Leading up to the presidential election this past November, one of my biggest concerns was that the evangelical church in America had become committed to trading their identity in Christ for an identity in politics. Sadly, my fears are proving prescient. The evangelical church in America is being fractured. While people are dying and going to hell, Christians in America are more interested in throwing stones at each other over politics than we are in sharing the good news of the salvation found through faith in Jesus Christ. This abdication of Jesus’ ordained mission for his disciples is being publicly played out in the Southern Baptist Convention’s tug-of-war over the Ethics & Religious Liberty Commission (ERLC) and its president, Russell Moore.

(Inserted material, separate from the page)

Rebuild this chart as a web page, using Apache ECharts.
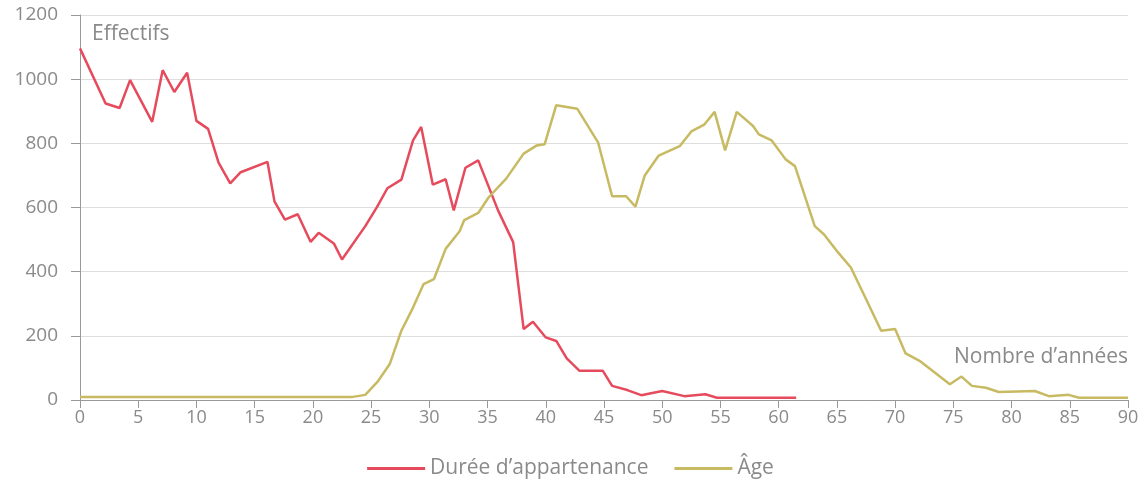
<!DOCTYPE html>
<html>
<head>
<meta charset="utf-8">
<script src="https://cdn.jsdelivr.net/npm/echarts@6/dist/echarts.min.js"></script>
<style>
  html, body { margin: 0; padding: 0; background: #fff; }
  #chart { width: 1141px; height: 480px; }
</style>
</head>
<body>
<div id="chart"></div>
<script>
// Durée d'appartenance (years) -> effectifs
const dureeX = [0, 2.2, 3.4, 4.3, 6.2, 7.1, 8.1, 9.2, 10.0, 11.0, 11.9, 12.9, 13.8, 16.1, 16.7, 17.6, 18.7, 19.8, 20.5, 21.8, 22.5, 24.5, 25.5, 26.4, 27.6, 28.6, 29.3, 30.3, 31.4, 32.1, 33.1, 34.2, 35.9, 37.2, 38.1, 38.9, 40.0, 40.9, 41.8, 42.9, 44.9, 45.7, 47.0, 48.2, 50.0, 51.9, 53.7, 54.7, 61.5];
const dureeY = [1096, 924, 910, 997, 867, 1028, 960, 1020, 870, 845, 740, 675, 710, 742, 619, 562, 579, 493, 521, 488, 438, 542, 601, 660, 687, 809, 851, 671, 688, 591, 724, 747, 591, 492, 221, 244, 195, 184, 130, 91, 91, 44, 31, 15, 28, 12, 18, 7, 7];

// Âge (years) -> effectifs
const ageX = [0, 23.3, 24.5, 25.6, 26.6, 27.6, 28.6, 29.5, 30.4, 31.4, 32.6, 33.0, 34.2, 35.1, 36.6, 38.1, 39.2, 39.9, 40.9, 42.7, 44.5, 45.7, 46.9, 47.7, 48.5, 49.7, 51.5, 52.5, 53.6, 54.5, 55.4, 56.4, 57.8, 58.3, 59.4, 60.6, 61.4, 63.1, 63.9, 65.1, 66.2, 67.5, 68.8, 70.0, 70.9, 72.1, 74.7, 75.7, 76.6, 77.8, 78.9, 82.0, 83.2, 84.9, 85.8, 90];
const ageY = [9, 9, 16, 59, 112, 216, 288, 361, 377, 471, 526, 561, 583, 632, 690, 768, 793, 797, 919, 908, 802, 635, 635, 603, 700, 762, 791, 837, 858, 898, 778, 898, 854, 828, 809, 750, 729, 542, 516, 460, 413, 315, 216, 221, 145, 122, 49, 73, 44, 38, 25, 28, 12, 16, 7, 7];

const seriesNames = ["Durée d’appartenance", "Âge"];

const myChart = echarts.init(document.getElementById("chart"));

function pairs(xs, ys) {
  return xs.map((x, i) => [x, ys[i]]);
}

const textColor = "#8a8a8a";
const font = "'Open Sans', sans-serif";

const option = {
  animation: false,
  grid: { left: 80, right: 13, top: 15, bottom: 80, outerBoundsMode: "none" },
  legend: {
    top: 453,
    left: "center",
    icon: "rect",
    itemWidth: 58,
    itemHeight: 3,
    itemGap: 26,
    textStyle: { color: textColor, fontSize: 21, fontFamily: font },
    data: seriesNames
  },
  xAxis: {
    type: "value",
    min: 0,
    max: 90,
    interval: 5,
    name: "Nombre d’années",
    nameLocation: "end",
    nameGap: 0,
    nameTextStyle: {
      color: textColor, fontSize: 21, fontFamily: font,
      align: "right", verticalAlign: "bottom", padding: [0, 0, 32, 0]
    },
    axisLine: { show: true, lineStyle: { color: "#999", width: 1 } },
    axisTick: { show: true, length: 8, lineStyle: { color: "#999" } },
    axisLabel: { color: textColor, fontSize: 18, fontFamily: font, margin: 9 },
    splitLine: { show: false }
  },
  yAxis: {
    type: "value",
    min: 0,
    max: 1200,
    interval: 200,
    name: "Effectifs",
    nameLocation: "end",
    nameGap: 0,
    nameTextStyle: {
      color: textColor, fontSize: 21, fontFamily: font,
      align: "left", verticalAlign: "top", padding: [9, 0, 0, 12]
    },
    axisLine: { show: true, lineStyle: { color: "#999", width: 1 } },
    axisTick: { show: true, length: 9, lineStyle: { color: "#999" } },
    axisLabel: {
      color: textColor, fontSize: 19, fontFamily: font, margin: 8,
      padding: [0, 14, 0, 0],
      formatter: (v) => String(v)
    },
    splitLine: { show: true, lineStyle: { color: "#dedede", width: 1 } }
  },
  series: [
    {
      name: seriesNames[0],
      type: "line",
      symbol: "none",
      lineStyle: { color: "#e64b5d", width: 2.5 },
      itemStyle: { color: "#e64b5d" },
      data: pairs(dureeX, dureeY)
    },
    {
      name: seriesNames[1],
      type: "line",
      symbol: "none",
      lineStyle: { color: "#c8ba62", width: 2.5 },
      itemStyle: { color: "#c8ba62" },
      data: pairs(ageX, ageY)
    }
  ]
};

myChart.setOption(option);
</script>
</body>
</html>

As head of the ERLC, the public policy arm of the Southern Baptist Convention (SBC), Russell Moore is a lightening rod for controversy. Anytime religion is mixed with politics, anger is bound to quickly follow. Fed by that anger, a growing chorus of voices is calling for Moore to resign.

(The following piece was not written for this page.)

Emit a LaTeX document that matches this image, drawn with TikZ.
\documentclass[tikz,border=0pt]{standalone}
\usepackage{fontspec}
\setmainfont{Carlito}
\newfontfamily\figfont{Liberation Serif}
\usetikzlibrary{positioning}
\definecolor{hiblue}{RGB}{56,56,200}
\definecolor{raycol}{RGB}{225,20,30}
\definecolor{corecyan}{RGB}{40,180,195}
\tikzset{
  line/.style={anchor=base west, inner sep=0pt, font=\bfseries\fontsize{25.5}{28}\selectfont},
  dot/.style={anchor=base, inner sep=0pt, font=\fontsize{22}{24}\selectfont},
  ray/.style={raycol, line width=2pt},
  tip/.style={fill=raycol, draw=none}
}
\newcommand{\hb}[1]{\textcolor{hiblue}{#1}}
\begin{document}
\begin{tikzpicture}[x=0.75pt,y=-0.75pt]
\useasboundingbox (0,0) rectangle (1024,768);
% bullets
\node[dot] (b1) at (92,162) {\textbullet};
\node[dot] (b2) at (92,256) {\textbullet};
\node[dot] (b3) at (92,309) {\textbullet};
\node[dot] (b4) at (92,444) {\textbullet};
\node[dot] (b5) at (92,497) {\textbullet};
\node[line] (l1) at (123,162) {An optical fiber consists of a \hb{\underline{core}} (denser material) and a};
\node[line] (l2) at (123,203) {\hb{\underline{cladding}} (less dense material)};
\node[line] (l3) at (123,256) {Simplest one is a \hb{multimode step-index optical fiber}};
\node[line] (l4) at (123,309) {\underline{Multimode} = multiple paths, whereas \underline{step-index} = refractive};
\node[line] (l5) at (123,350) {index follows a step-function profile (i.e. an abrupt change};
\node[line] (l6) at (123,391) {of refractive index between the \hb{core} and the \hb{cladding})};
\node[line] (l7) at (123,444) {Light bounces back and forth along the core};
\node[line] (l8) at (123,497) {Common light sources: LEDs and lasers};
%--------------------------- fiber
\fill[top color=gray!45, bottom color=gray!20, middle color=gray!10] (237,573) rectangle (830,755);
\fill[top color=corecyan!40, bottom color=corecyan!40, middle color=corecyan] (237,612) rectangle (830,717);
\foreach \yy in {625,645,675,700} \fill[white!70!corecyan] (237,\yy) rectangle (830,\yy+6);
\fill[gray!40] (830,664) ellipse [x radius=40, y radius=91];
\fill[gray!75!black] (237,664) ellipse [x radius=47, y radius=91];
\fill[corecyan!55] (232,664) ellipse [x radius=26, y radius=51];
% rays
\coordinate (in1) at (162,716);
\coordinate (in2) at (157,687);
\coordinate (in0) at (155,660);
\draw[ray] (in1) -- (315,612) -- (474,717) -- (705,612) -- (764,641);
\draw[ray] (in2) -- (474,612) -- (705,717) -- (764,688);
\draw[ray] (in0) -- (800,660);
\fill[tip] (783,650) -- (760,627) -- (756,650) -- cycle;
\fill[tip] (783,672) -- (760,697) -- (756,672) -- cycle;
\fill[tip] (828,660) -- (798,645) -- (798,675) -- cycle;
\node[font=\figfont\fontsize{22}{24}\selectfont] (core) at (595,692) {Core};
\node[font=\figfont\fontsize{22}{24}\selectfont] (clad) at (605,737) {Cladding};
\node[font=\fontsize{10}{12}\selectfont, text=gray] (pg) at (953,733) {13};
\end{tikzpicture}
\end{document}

Here are a few facts about the positions that the ERLC advocates for:
- The organization is strongly pro-life and pours many resources into the fight to keep babies from being murdered.
- The ERLC is vocally opposed to gay marriage as well as any sexual expressions that violate God’s clear parameters for sexual expression.

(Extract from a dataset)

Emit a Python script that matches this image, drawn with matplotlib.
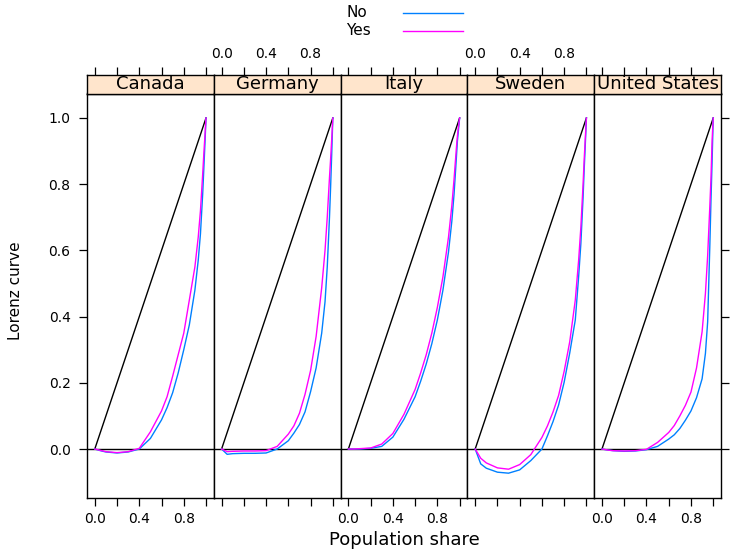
import matplotlib.pyplot as plt
from matplotlib.lines import Line2D

# ==========================================
# LORENZ CURVE DATA
# ==========================================

share = [0, 0.05, 0.1, 0.2, 0.3, 0.4, 0.5, 0.6, 0.65, 0.7,
         0.75, 0.8, 0.85, 0.9, 0.93, 0.95, 0.97, 0.98, 0.99, 1.0]

canada_no = [0, -0.005, -0.009, -0.012, -0.009, 0.0, 0.032, 0.088, 0.125, 0.17,
             0.23, 0.30, 0.375, 0.48, 0.57, 0.65, 0.77, 0.845, 0.92, 1.0]
canada_yes = [0, -0.004, -0.008, -0.011, -0.008, 0.002, 0.052, 0.115, 0.158, 0.22,
              0.285, 0.35, 0.45, 0.55, 0.64, 0.72, 0.83, 0.89, 0.945, 1.0]

germany_no = [0, -0.016, -0.014, -0.013, -0.013, -0.012, 0.0, 0.025, 0.048, 0.074,
              0.112, 0.173, 0.245, 0.35, 0.445, 0.55, 0.70, 0.79, 0.89, 1.0]
germany_yes = [0, -0.008, -0.007, -0.006, -0.006, -0.005, 0.008, 0.045, 0.07, 0.108,
               0.165, 0.237, 0.34, 0.487, 0.60, 0.70, 0.82, 0.875, 0.935, 1.0]

italy_no = [0, 0, 0, 0.002, 0.008, 0.036, 0.09, 0.158, 0.205, 0.257,
            0.318, 0.39, 0.48, 0.595, 0.688, 0.77, 0.875, 0.93, 0.965, 1.0]
italy_yes = [0, 0, 0.001, 0.003, 0.015, 0.047, 0.105, 0.18, 0.23, 0.285,
             0.35, 0.428, 0.52, 0.64, 0.735, 0.815, 0.905, 0.945, 0.975, 1.0]

sweden_no = [0, -0.045, -0.058, -0.070, -0.073, -0.063, -0.035, 0.0, 0.04, 0.083,
             0.133, 0.202, 0.29, 0.39, 0.52, 0.62, 0.76, 0.845, 0.92, 1.0]
sweden_yes = [0, -0.028, -0.042, -0.057, -0.061, -0.047, -0.017, 0.035, 0.07, 0.112,
              0.162, 0.235, 0.324, 0.45, 0.57, 0.67, 0.80, 0.875, 0.94, 1.0]

us_no = [0, -0.003, -0.005, -0.007, -0.006, -0.002, 0.008, 0.03, 0.043, 0.062,
         0.087, 0.115, 0.155, 0.212, 0.289, 0.384, 0.62, 0.753, 0.87, 1.0]
us_yes = [0, -0.003, -0.005, -0.006, -0.005, -0.001, 0.02, 0.05, 0.071, 0.1,
          0.132, 0.172, 0.245, 0.354, 0.47, 0.584, 0.737, 0.82, 0.933, 1.0]

countries = ["Canada", "Germany", "Italy", "Sweden", "United States"]
no_curves = [canada_no, germany_no, italy_no, sweden_no, us_no]
yes_curves = [canada_yes, germany_yes, italy_yes, sweden_yes, us_yes]

xticks = [0, 0.2, 0.4, 0.6, 0.8, 1.0]
xticklabels = ["0.0", "", "0.4", "", "0.8", ""]
yticks = [0, 0.2, 0.4, 0.6, 0.8, 1.0]
yticklabels = ["0.0", "0.2", "0.4", "0.6", "0.8", "1.0"]

# ==========================================
# FIGURE / PANEL LAYOUT
# ==========================================

W, H = 730, 550
fig = plt.figure(figsize=(W / 100, H / 100), dpi=100)
fig.patch.set_facecolor("white")

blue = "#0080ff"
magenta = "#ff00ff"
strip_col = "#ffe5cc"

left_px, right_px = 87, 721
top_px, bottom_px = 93.5, 498
strip_top_px = 74.5
pw = (right_px - left_px) / 5

tick_kw = dict(direction="out", length=5.8, width=0.9, colors="black",
               labelsize=10, pad=4)

for i, name in enumerate(countries):
    x0 = left_px + i * pw
    ax = fig.add_axes([x0 / W, 1 - bottom_px / H, pw / W, (bottom_px - top_px) / H])

    ax.plot([0, 1], [0, 1], color="black", lw=1.0)
    ax.axhline(0, color="black", lw=1.0)
    ax.plot(share, no_curves[i], color=blue, lw=1.0)
    ax.plot(share, yes_curves[i], color=magenta, lw=1.0)

    ax.set_xlim(-0.07, 1.07)
    ax.set_ylim(-0.148, 1.074)
    for sp in ax.spines.values():
        sp.set_linewidth(1.0)

    ax.set_xticks(xticks)
    if i % 2 == 0:
        ax.set_xticklabels(xticklabels)
    else:
        ax.set_xticklabels([""] * len(xticks))
    ax.set_yticks(yticks)
    ax.tick_params(axis="x", bottom=True, top=False, **tick_kw)
    ax.tick_params(axis="y", left=(i == 0), right=(i == 4),
                   labelleft=(i == 0), labelright=False, **tick_kw)
    if i == 0:
        ax.set_yticklabels(yticklabels)
        ax.tick_params(axis="y", pad=6)

    # strip with country name, top axis ticks above it
    sx = fig.add_axes([x0 / W, 1 - top_px / H, pw / W, (top_px - strip_top_px) / H])
    sx.set_facecolor(strip_col)
    sx.set_xlim(-0.07, 1.07)
    sx.set_ylim(0, 1)
    sx.set_yticks([])
    sx.set_xticks(xticks)
    if i % 2 == 1:
        sx.set_xticklabels(xticklabels)
    else:
        sx.set_xticklabels([""] * len(xticks))
    sx.tick_params(axis="x", bottom=False, top=True, labelbottom=False,
                   labeltop=True, **tick_kw)
    for sp in sx.spines.values():
        sp.set_linewidth(1.0)
    sx.text(0.5, 0.5, name, transform=sx.transAxes, ha="center", va="center",
            fontsize=13)

# ==========================================
# AXIS LABELS AND LEGEND
# ==========================================

fig.text(404 / W, 1 - 540 / H, "Population share", ha="center", va="center",
         fontsize=13)
fig.text(16 / W, 1 - 291 / H, "Lorenz curve", ha="center", va="center",
         rotation=90, fontsize=11)

for label, col, ypx in [("No", blue, 12.5), ("Yes", magenta, 30.5)]:
    fig.text(346 / W, 1 - ypx / H, label, ha="left", va="center", fontsize=11)
    fig.add_artist(Line2D([403 / W, 463 / W], [1 - ypx / H, 1 - ypx / H],
                          color=col, lw=1.0, transform=fig.transFigure))

fig.savefig("out.png", dpi=100)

- The ERLC is a strong advocate for religious freedom in order to ensure the unfettered preaching of the gospel of Jesus Christ.
All of the above positions (and many others that I didn’t have room for) reflect a biblically-grounded ideology that puts the ERLC squarely at odds with progressivism. It would shock no one if the Southern Poverty Law Center (SPLC) decided to label the ERLC as a hate group. Except, the SPLC has little need to attack the ERLC because professing Christians are unwittingly doing the bidding of leftists.
Much of the vitriol heaped on ERLC and Russell Moore’s head is over immigration. Opponents of the ERLC claim that Moore is an open-borders zealot. Arguing that Moore is on the dole of George Soros and is working alongside Ken Barbic to undermine the U.S. economy for the sake of cheap labor (disclosure: my wife is friends with Ken Barbic, although I’ve only ever met him once or twice). In short, the anti-Russell Moore/ERLC crowd believes that Moore is determined to undermine America’s sovereignty out of a love for mammon.
In February, Prestonwood Baptist Church in Plano, Texas, resorted to holding the SBC economically hostage by threatening to withhold over one million dollars from the SBC’s Cooperative Program, the funding arm for the Convention’s mission work. The large and influential church was quickly joined by a growing chorus of SBC pastors threatening to withhold funds if Russell Moore retains his position at the ERLC.
Along with the policy differences regarding immigration, Moore’s vocal NeverTrump position throughout the election prompted large swaths of the SBC to take up rhetorical and economic arms against him. The thing is, the anger and ad hominem attacks directed at Moore over immigration policy aren’t close to being equal to his actual policy stance.
In an article opposing President Trump’s border policy, Moore wrote, “The United States government should fight, and fight hard, against radical Islamic jihadism. The government should close the borders to anyone suspected of even a passing involvement with any radical cell or terrorist network. But the government should not penalize law-abiding people, especially those who are American citizens, for holding their religious convictions.”
For the record, I don’t agree with Russell Moore on everything in regards to immigration, but his above statement is measured, conservative, and expresses a deep concern for religious liberty, which, for the record, cannot be a one-way street. He also explicitly calls for the U.S. borders to be closed to anyone associated with radical Islamic jihadism. For this, oddly enough, he’s castigated as anti-Christian and a puppet of Soros.
While there is room to graciously disagree with Russell Moore and the ERLC over immigration (as I do at points), the policies articulated by the organization do not contradict the gospel. Contradicting political theory is not the same thing as contradicting the gospel. On the flip-side, using strong-arm tactics to force religious organizations to adhere to a specific political ideology is counterproductive to the spread of the gospel.
American evangelicals have willfully created a stumbling block to the spread of the gospel. Many unbelievers in this country equate Christianity with the Republican Party. They have come to the conclusion that being a follower of Jesus requires strict adherence to conservative politics. And they’ve come to that mistaken conclusion, frankly, because of things like the politically-charged furor in the SBC over Russell Moore and the ERLC.
Jesus didn’t call for us to agree with each other on every point of politics, but he did command us to show love for our fellow believers in Christ. It’s hard to see how publicly squabbling over policy differences obeys Jesus’ command. Worse, the evangelical infighting undermines the ability of Christians to share the gospel with the lost from cultures different than ours. Being more concerned about specific political theories at the expense of people who are lost in their sins and dying and going to hell is about as un-Christian an ideology as can be found. For all his flaws, Russell Moore is deeply concerned about the salvation of souls. Even in their differences, Christians of all political stripes should praise God for that and focus on it.